E-leadership and Un-Hierarchy

Organizations have gone digital in their information sharing and exchange. More digital exchanges mean less face-to-face contact. This has implications for leadership and hierarchies in organizations.

By Judy Olian**

Organizations have gone digital in their information sharing and exchange. More digital exchanges mean less face-to-face contact. This has implications for leadership and hierarchies in organizations.

Employees have come to rely on open access to digital information -- they expect to have the information at their fingertips, and to use it rapidly as a communication and collaboration tool, and as a competitive weapon. They are frustrated when they encounter barriers to open information access - whether these barriers are structural, technical, or human. Yet when organizations reengineer to enable liberal information access and exchange, these technical capabilities are often way ahead of the readiness of other organizational and human structures to cope with the implications of such change.

One of the most critical of these needed changes is in the nature of leadership. The leaders of such fast moving, digitized organizations must be comfortable as drivers and agitators of change. They must cope with the paradox of serving as evangelists of information access and openness, while at the same time fiercely protecting intellectual assets -- people and ideas - who are free to walk with their ideas.

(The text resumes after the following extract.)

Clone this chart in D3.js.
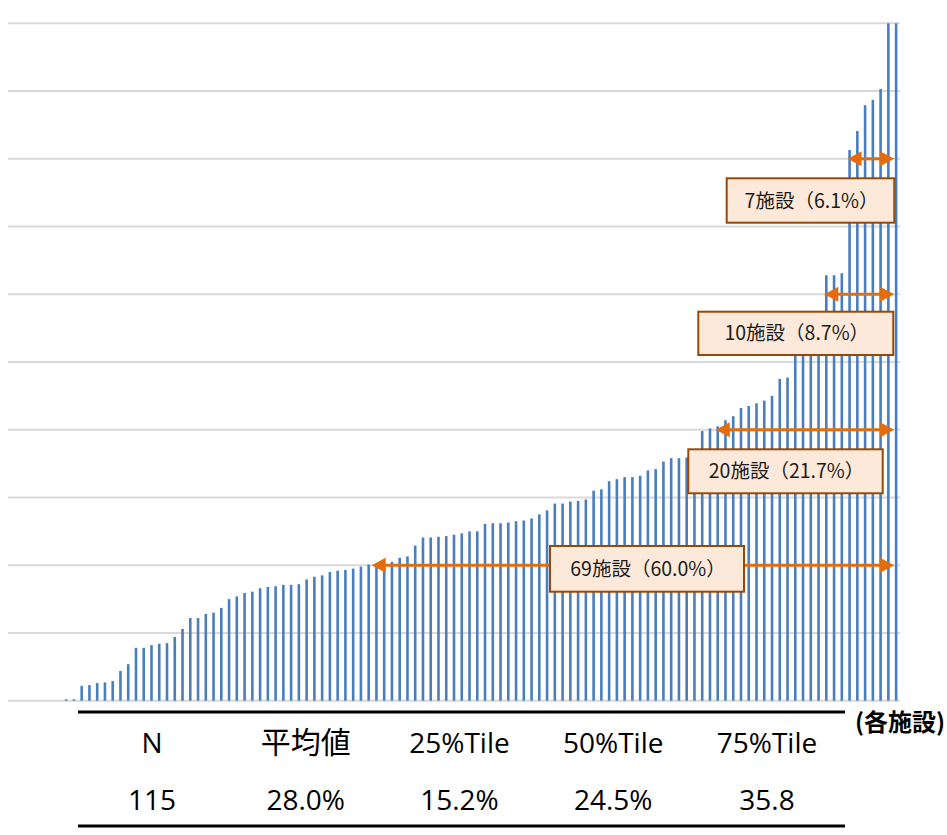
<!DOCTYPE html>
<html>
<head>
<meta charset="utf-8">
<script src="https://cdn.jsdelivr.net/npm/d3@7"></script>
<style>
  body { margin: 0; background: #fff; }
  svg { display: block; }
</style>
</head>
<body>
<svg width="947" height="835"></svg>
<script>
// ratio per facility (%), sorted ascending, 115 facilities
var values = [
  0, 0, 0, 0, 0, 0, 0, 0.2, 0.2, 2.2,
  2.3, 2.6, 2.7, 2.9, 4.4, 5.4, 7.8, 7.8, 8.2, 8.4,
  8.5, 9.4, 10.6, 12.2, 12.2, 12.8, 13.0, 13.7, 15.0, 15.4,
  15.9, 16.1, 16.6, 16.8, 16.9, 17.1, 17.1, 17.2, 17.9, 18.3,
  18.5, 19.0, 19.2, 19.3, 19.5, 19.8, 20.1, 20.2, 20.3, 20.5,
  21.1, 21.3, 22.9, 24.1, 24.1, 24.2, 24.3, 24.5, 24.7, 25.0,
  25.0, 26.1, 26.2, 26.2, 26.3, 26.5, 26.6, 26.9, 27.5, 28.1,
  29.1, 29.1, 29.4, 29.5, 29.7, 31.0, 31.2, 32.4, 32.7, 33.0,
  33.0, 33.2, 34.0, 34.2, 35.3, 35.8, 35.8, 35.9, 36.8, 39.8,
  40.2, 40.5, 41.4, 42.0, 43.2, 43.5, 43.9, 44.3, 45.0, 47.5,
  47.7, 52.0, 53.5, 55.0, 57.0, 62.8, 62.8, 63.1, 81.3, 84.1,
  87.9, 88.7, 90.3, 100, 100
];
var gridTicks = [0, 10, 20, 30, 40, 50, 60, 70, 80, 90, 100];

// threshold annotations: level (%), first bar index above it, label
var annLevels = [80, 60, 40, 20];
var annFrom = [108, 105, 91, 46];
var annLabels = ['7施設（6.1%）', '10施設（8.7%）', '20施設（21.7%）', '69施設（60.0%）'];

// summary table
var statHeaders = ['N', '平均値', '25%Tile', '50%Tile', '75%Tile'];
var statValues = ['115', '28.0%', '15.2%', '24.5%', '35.8'];

var svg = d3.select('svg');

var plotLeft = 8, plotRight = 900, plotTop = 23.3, plotBottom = 700.7;

var xScale = d3.scaleBand()
  .domain(d3.range(values.length))
  .range([plotLeft, plotRight])
  .paddingInner(0.665)
  .paddingOuter(0.3325);

var yScale = d3.scaleLinear()
  .domain([0, 100])
  .range([plotBottom, plotTop]);

// gridlines
svg.append('g')
  .attr('class', 'grid')
  .selectAll('line')
  .data(gridTicks)
  .enter()
  .append('line')
  .attr('x1', plotLeft)
  .attr('x2', plotRight)
  .attr('y1', function(d) { return yScale(d); })
  .attr('y2', function(d) { return yScale(d); })
  .style('stroke', '#d9d9d9')
  .style('stroke-width', 2);

// bars
svg.append('g')
  .attr('class', 'bars')
  .selectAll('rect')
  .data(values)
  .enter()
  .append('rect')
  .attr('x', function(d, i) { return xScale(i); })
  .attr('width', xScale.bandwidth())
  .attr('y', function(d) { return yScale(d); })
  .attr('height', function(d) { return plotBottom - yScale(d); })
  .attr('fill', '#4a7ebf');

// annotation boxes (layout only)
var boxes = [
  {x: 726.7, y: 178.3, w: 167.6, h: 44.4},
  {x: 698.3, y: 311.7, w: 195, h: 43.3},
  {x: 688.3, y: 449.3, w: 194.4, h: 44},
  {x: 550, y: 546, w: 194, h: 45.7}
];

var orange = '#e46c0a';
var head = 14, half = 7.5;
var lastX = xScale(values.length - 1) + xScale.bandwidth() / 2 - 2;

var ann = svg.append('g').attr('class', 'annotations');

annLevels.forEach(function(level, k) {
  var y = yScale(level);
  var x0 = xScale(annFrom[k]) + xScale.bandwidth() / 2 - (k == 3 ? -3 : 2);
  var x1 = lastX;
  ann.append('line')
    .attr('x1', x0 + head - 2)
    .attr('x2', x1 - head + 2)
    .attr('y1', y)
    .attr('y2', y)
    .style('stroke', orange)
    .style('stroke-width', 3);
  ann.append('path')
    .attr('d', 'M' + x0 + ',' + y + 'L' + (x0 + head) + ',' + (y - half) + 'L' + (x0 + head) + ',' + (y + half) + 'Z')
    .attr('fill', orange);
  ann.append('path')
    .attr('d', 'M' + x1 + ',' + y + 'L' + (x1 - head) + ',' + (y - half) + 'L' + (x1 - head) + ',' + (y + half) + 'Z')
    .attr('fill', orange);

  var b = boxes[k];
  ann.append('rect')
    .attr('x', b.x)
    .attr('y', b.y)
    .attr('width', b.w)
    .attr('height', b.h)
    .attr('fill', '#fde9d9')
    .style('stroke', '#984807')
    .style('stroke-width', 2);
  ann.append('text')
    .attr('x', b.x + b.w / 2 + 1)
    .attr('y', b.y + b.h / 2)
    .attr('dy', '0.36em')
    .attr('text-anchor', 'middle')
    .style('font-family', '"Noto Sans CJK JP", "Noto Sans", sans-serif')
    .style('font-size', '19.5px')
    .style('fill', '#1a1a1a')
    .text(annLabels[k]);
});

// unit label
svg.append('text')
  .attr('x', 855)
  .attr('y', 731)
  .style('font-family', '"Noto Sans CJK JP", sans-serif')
  .style('font-weight', 'bold')
  .style('font-size', '24px')
  .style('fill', '#000')
  .text('(各施設)');

// summary table
var colX = d3.scalePoint()
  .domain(d3.range(statHeaders.length))
  .range([152, 767]);

var table = svg.append('g').attr('class', 'table');

table.selectAll('.rule')
  .data([712, 826])
  .enter()
  .append('line')
  .attr('class', 'rule')
  .attr('x1', 78)
  .attr('x2', 845)
  .attr('y1', function(d) { return d; })
  .attr('y2', function(d) { return d; })
  .style('stroke', '#000')
  .style('stroke-width', 3);

table.selectAll('.head')
  .data(statHeaders)
  .enter()
  .append('text')
  .attr('class', 'head')
  .attr('x', function(d, i) { return colX(i); })
  .attr('y', 753)
  .attr('text-anchor', 'middle')
  .style('font-family', '"Open Sans", "Noto Sans CJK JP", sans-serif')
  .style('font-size', function(d, i) { return i == 1 ? '30px' : '28px'; })
  .style('fill', '#000')
  .text(function(d) { return d; });

table.selectAll('.val')
  .data(statValues)
  .enter()
  .append('text')
  .attr('class', 'val')
  .attr('x', function(d, i) { return colX(i); })
  .attr('y', 810)
  .attr('text-anchor', 'middle')
  .style('font-family', '"Open Sans", sans-serif')
  .style('font-size', '28px')
  .style('fill', '#000')
  .text(function(d) { return d; });
</script>
</body>
</html>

The notion of hierarchy loses much of its meaning in open digitized environments. Leaders no longer preside from the top of a pyramid, nor can they legitimately restrict access to information as the basis for their power. There are fewer trappings of power in open information networks, and the power of personalities is often eroded in virtual, or non face-to-face environments. You sense these leaders more than you see them. Information access to the highest decision makers is automatic, at the click of a button, and the role of gatekeepers is eroded. In this un-hierarchy, information is deliberately democratized to the lowest levels so that even junior employees are empowered and informed to provide rapid response, without needing to request information or authority from "the powers upstairs".

E-leadership and un-hierarchies, products of the digital revolution, do not suit everyone's style, particularly those who thrive on restricting information or access. Consider this, when building your e-leadership team.